I spent yesterday afternoon making sugar cookies with a longtime friend and her 13-year old daughter. From the handwritten recipe card handed down from her maternal grandmother to the thoughtfully collected mixing bowls, red and green cookie cutters and platters, and snowflake-handled frosting spreaders — this is a space we return to year after year.
When I walked into the dining room, I was immediately assigned to frosting duty — mixing the green and red food coloring into the bowls of butter and sugar and trying my best to get the colors to move beyond light mint and pink. I was a bit relieved because I really suck at rolling out the dough. I can never seem to find the sweet spot between not enough flour vs. too much.

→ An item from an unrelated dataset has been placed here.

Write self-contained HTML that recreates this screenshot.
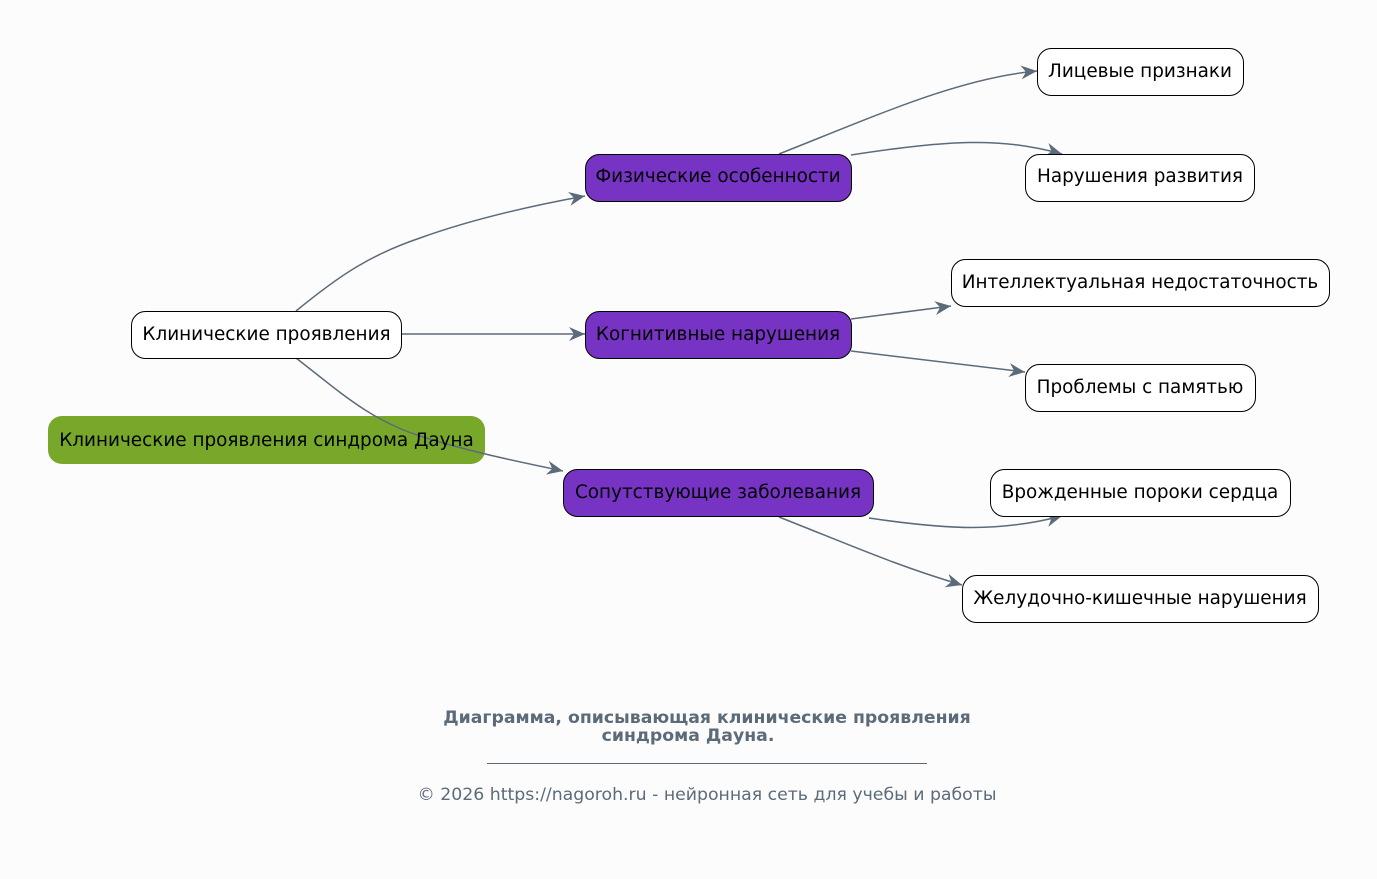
<!DOCTYPE html>
<html><head><meta charset="utf-8"><style>
html,body{margin:0;padding:0;background:#fcfcfc;}
svg{display:block;font-family:"DejaVu Sans","Liberation Sans",sans-serif;}
</style></head><body>
<svg width="1377" height="879" viewBox="0 0 1377 879" xmlns="http://www.w3.org/2000/svg">
<defs>
<marker id="a" viewBox="0 0 20 20" refX="18" refY="10" markerWidth="20" markerHeight="20" markerUnits="userSpaceOnUse" orient="auto">
<path d="M2,3 L18,10 L2,17 L7,10 Z" fill="#5c6b7a"/>
</marker>
</defs>
<rect width="1377" height="879" fill="#fcfcfc"/>
<rect x="48" y="416" width="437" height="48" rx="14" fill="#77a82a"/>
<g fill="none" stroke="#5c6b7a" stroke-width="1.5">
<path d="M296,311 C340,275 370,255 420,238 C470,220 530,206 585,196" marker-end="url(#a)"/>
<path d="M401,334 L585,334" marker-end="url(#a)"/>
<path d="M296,358 C340,392 370,420 420,436 C470,452 520,462 563,471" marker-end="url(#a)"/>
<path d="M779,154 C880,114 960,78 1037,71" marker-end="url(#a)"/>
<path d="M851,155 C950,140 1000,137 1062,154" marker-end="url(#a)"/>
<path d="M851,319 L951,306" marker-end="url(#a)"/>
<path d="M851,351 L1025,372" marker-end="url(#a)"/>
<path d="M869,518 C950,530 1000,532 1062,516" marker-end="url(#a)"/>
<path d="M779,517 C850,545 900,567 962,585" marker-end="url(#a)"/>
</g>
<g font-size="18.4" text-anchor="middle" fill="#000">
<text x="266.5" y="446">Клинические проявления синдрома Дауна</text>
<rect x="131.5" y="311.5" width="270" height="47" rx="14" fill="#fff" stroke="#000"/>
<text x="266.5" y="340">Клинические проявления</text>
<rect x="585.5" y="154.5" width="266" height="47" rx="14" fill="#7734c4" stroke="#000"/>
<text x="718" y="182">Физические особенности</text>
<rect x="585.5" y="311.5" width="266" height="47" rx="14" fill="#7734c4" stroke="#000"/>
<text x="718" y="340">Когнитивные нарушения</text>
<rect x="563.5" y="469.5" width="310" height="47" rx="14" fill="#7734c4" stroke="#000"/>
<text x="718" y="498">Сопутствующие заболевания</text>
<rect x="1037.5" y="48.5" width="206" height="47" rx="14" fill="#fff" stroke="#000"/>
<text x="1140" y="77">Лицевые признаки</text>
<rect x="1025.5" y="154.5" width="229" height="47" rx="14" fill="#fff" stroke="#000"/>
<text x="1140" y="182">Нарушения развития</text>
<rect x="951.5" y="259.5" width="378" height="47" rx="14" fill="#fff" stroke="#000"/>
<text x="1140" y="288">Интеллектуальная недостаточность</text>
<rect x="1025.5" y="364.5" width="230" height="47" rx="14" fill="#fff" stroke="#000"/>
<text x="1140" y="393">Проблемы с памятью</text>
<rect x="990.5" y="469.5" width="300" height="47" rx="14" fill="#fff" stroke="#000"/>
<text x="1140" y="498">Врожденные пороки сердца</text>
<rect x="962.5" y="575.5" width="356" height="47" rx="14" fill="#fff" stroke="#000"/>
<text x="1140" y="604">Желудочно-кишечные нарушения</text>
</g>
<g fill="#5c6b7a" text-anchor="middle" font-size="17.3">
<text x="707" y="723" font-weight="bold">Диаграмма, описывающая клинические проявления</text>
<text x="688" y="741" font-weight="bold">синдрома Дауна.</text>
<line x1="487" y1="763.5" x2="927" y2="763.5" stroke="#5c6b7a" stroke-width="1"/>
<text x="707" y="800">© 2026 https://nagoroh.ru - нейронная сеть для учебы и работы</text>
</g>
</svg>
</body></html>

In the course of mixing frosting, rolling out sticky dough and trying to save a misshapen star missing a fifth point or a curved Christmas tree that looked like it would have been perfectly at home in the Grinch’s Whoville, we debated the merits of thin vs thick cookies. It was a contest between crispy/crunchy and brown on the edges vs. doughy and with a depth your teeth can sink into. Of course this debate occurred in anticipation of the actual eating, while we were waiting for that first batch — the tasting batch — to come out of the oven.
We had the bowls of white, green, and red frosting set out before us, ready to be put to use. The two dogs were underfoot trying to get some of the sugary crumbs that occasionally fell to the floor, Christmas music was playing, and I had a perfect view of the well-lit tree filled with an eclectic assortment of ornaments collected over the decades, several of which had been my own contributions. We’ve been friends since 1985 so we’ve had many gifting opportunities. In fact, I know this sugar cookie recipe and she knows mine. Her grandmother’s recipe has sour cream. My grandmother’s has nutmeg and sour milk. (Perhaps a French-Canadian vs Irish-American difference?)
Once the first couple of batches of cookies had cooled enough to frost them, I took to the task with an assembly-line approach like the well-trained, raised-by-a-GM-night-shift-worker daughter that I am! I gravitated to the bows and frosted one after another with a sort of methodical and meditative approach. It was just so nice to be indoors and without a mask. Decorating the miniature trees, stockings, mittens, and bows felt really normal and, though not terribly exciting, was a welcome retreat. We’ve had more than a lifetime’s excitement in the last two years.
Christmas is different this year but I’m just grateful to be able to celebrate it with friends. I guess that’s what nostalgia looks like in 2021.